Friday, September 3, 2010

Doctors apt for mo and praying for direction!

Today has been one of those days where I just feel like i am totally doing everything wrong. Woke up late and rushed mo to his appointment. He has had these swollen glands under his neck and when we went and got his physical the doctors insisted that we went to see the ENT that took out his tonsils in January. So here we are sitting in the office where I am forced to pay more money even though we have made our deductible this year and I feel like this has been the year of medical. I mean I am not sure how we are going to ever pay off all this money and we are already behind this month and I am not sure what we are going to do.

So we get into the doctors and he acts like I am a crazy mom. He gives mo some different antibiotics ( he took 2 weeks of antibiotics about a month ago and nothing happened) and sends us out the door and for us to come back in two weeks. I asked him what another round of antibiotics is going to do and I guess I wasn't thinking because I left out the door with out asking the important questions (it couldn't be because I had all four of them and they were all acting up). He said that if the antibiotics do not work then we would do blood work and go from there.

Then I went to moms and had to fax more papers in for mod and mo and then after talking to mom I think I really failed today as a mom. Then I got a phone call from the man and he continued to question my motherhood and how I forgot to ask questions like Why can't we do the blood work today and why take antibiotics if his blood work doesn't show an infection.
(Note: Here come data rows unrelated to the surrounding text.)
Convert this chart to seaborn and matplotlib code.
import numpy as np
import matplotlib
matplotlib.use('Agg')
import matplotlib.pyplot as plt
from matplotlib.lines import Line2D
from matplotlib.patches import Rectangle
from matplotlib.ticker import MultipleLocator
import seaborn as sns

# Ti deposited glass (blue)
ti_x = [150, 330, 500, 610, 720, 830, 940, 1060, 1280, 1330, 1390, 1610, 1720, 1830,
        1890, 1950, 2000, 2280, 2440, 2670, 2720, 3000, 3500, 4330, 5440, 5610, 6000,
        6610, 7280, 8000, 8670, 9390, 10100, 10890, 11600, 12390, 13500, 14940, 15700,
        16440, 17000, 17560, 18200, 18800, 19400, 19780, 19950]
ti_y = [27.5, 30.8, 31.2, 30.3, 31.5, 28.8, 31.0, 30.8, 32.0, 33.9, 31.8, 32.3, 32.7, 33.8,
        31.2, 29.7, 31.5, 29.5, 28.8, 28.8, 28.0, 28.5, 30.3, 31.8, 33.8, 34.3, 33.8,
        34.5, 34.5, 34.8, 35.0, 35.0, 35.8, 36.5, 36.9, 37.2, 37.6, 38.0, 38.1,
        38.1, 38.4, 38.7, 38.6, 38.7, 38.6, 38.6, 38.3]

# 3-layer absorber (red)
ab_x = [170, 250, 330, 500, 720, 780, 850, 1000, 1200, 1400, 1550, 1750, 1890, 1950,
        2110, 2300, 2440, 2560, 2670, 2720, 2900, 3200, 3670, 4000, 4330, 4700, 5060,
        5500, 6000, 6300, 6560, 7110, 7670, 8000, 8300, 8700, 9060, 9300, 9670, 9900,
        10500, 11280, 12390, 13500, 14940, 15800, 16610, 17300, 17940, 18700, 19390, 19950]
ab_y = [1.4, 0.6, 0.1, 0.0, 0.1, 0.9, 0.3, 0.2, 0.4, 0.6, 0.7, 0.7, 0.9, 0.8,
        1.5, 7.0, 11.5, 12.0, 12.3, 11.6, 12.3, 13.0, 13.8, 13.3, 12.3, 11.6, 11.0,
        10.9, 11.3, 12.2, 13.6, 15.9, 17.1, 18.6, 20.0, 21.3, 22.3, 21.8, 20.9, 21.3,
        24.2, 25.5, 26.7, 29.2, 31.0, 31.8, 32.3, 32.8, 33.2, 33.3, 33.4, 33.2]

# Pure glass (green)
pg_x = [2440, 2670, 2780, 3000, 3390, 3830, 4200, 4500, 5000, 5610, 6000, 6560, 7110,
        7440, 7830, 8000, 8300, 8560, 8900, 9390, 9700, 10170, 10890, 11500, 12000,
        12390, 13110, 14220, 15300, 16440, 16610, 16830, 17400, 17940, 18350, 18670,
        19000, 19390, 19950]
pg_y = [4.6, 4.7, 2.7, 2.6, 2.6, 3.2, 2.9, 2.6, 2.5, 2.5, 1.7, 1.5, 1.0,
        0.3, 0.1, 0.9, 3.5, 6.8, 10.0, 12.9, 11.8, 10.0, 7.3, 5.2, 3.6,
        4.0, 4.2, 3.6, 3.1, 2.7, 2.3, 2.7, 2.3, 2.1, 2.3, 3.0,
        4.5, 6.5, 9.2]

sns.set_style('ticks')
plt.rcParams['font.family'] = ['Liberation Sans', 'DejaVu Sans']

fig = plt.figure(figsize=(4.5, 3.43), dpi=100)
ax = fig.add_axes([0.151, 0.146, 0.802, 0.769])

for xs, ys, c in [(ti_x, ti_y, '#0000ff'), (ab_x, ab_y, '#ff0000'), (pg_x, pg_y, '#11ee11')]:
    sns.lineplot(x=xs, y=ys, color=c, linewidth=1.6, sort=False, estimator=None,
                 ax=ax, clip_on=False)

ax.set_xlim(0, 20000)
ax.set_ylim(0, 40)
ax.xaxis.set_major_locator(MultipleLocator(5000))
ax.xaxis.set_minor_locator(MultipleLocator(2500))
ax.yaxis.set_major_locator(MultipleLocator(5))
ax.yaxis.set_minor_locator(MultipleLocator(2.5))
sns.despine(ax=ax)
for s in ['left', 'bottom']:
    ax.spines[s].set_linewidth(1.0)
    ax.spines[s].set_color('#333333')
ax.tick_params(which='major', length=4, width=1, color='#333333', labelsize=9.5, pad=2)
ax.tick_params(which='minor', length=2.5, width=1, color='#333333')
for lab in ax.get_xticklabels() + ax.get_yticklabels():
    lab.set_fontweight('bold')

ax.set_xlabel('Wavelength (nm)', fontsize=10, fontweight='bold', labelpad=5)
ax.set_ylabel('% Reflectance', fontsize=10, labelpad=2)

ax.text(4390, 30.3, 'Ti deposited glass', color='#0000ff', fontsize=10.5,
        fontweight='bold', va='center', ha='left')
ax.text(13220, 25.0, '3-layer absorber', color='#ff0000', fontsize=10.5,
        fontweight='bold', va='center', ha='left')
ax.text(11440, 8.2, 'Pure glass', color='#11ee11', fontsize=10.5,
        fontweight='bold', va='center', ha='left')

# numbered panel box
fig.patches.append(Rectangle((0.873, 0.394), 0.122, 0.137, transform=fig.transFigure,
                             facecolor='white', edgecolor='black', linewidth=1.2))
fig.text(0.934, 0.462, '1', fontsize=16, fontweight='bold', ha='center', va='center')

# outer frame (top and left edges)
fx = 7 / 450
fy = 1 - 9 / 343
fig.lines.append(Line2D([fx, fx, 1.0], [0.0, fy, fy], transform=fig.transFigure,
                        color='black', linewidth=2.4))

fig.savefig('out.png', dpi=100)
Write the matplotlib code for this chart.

Then the man asked me to call the doctors office and ask these questions and even though I got the antibiotics he didn't want me to give them to him until I asked some more questions. So I called and got nowhere. I also couldn't pick up the prescription because he forgot to call it in. So I left moms and went back to Walgreen's and then asked the pharmacists some questions and I guess I will just wait until the game is over tomorrow before I even decide what to do about the medicine.

Got home and since I still am feeling like a complete failure as a mom and now I am worried because everyone is telling me that his glans being so swollen could be something bad. I am just sad and wishing I could have handled today better. The big game is tomorrow and then we are having cake for mlmm. I do not think anyone is coming to the game or little party but, I am not so worried seeing how she is only three and the kids will have 7 more games after tomorrow. Well I am going to really have to pray for direction tonight.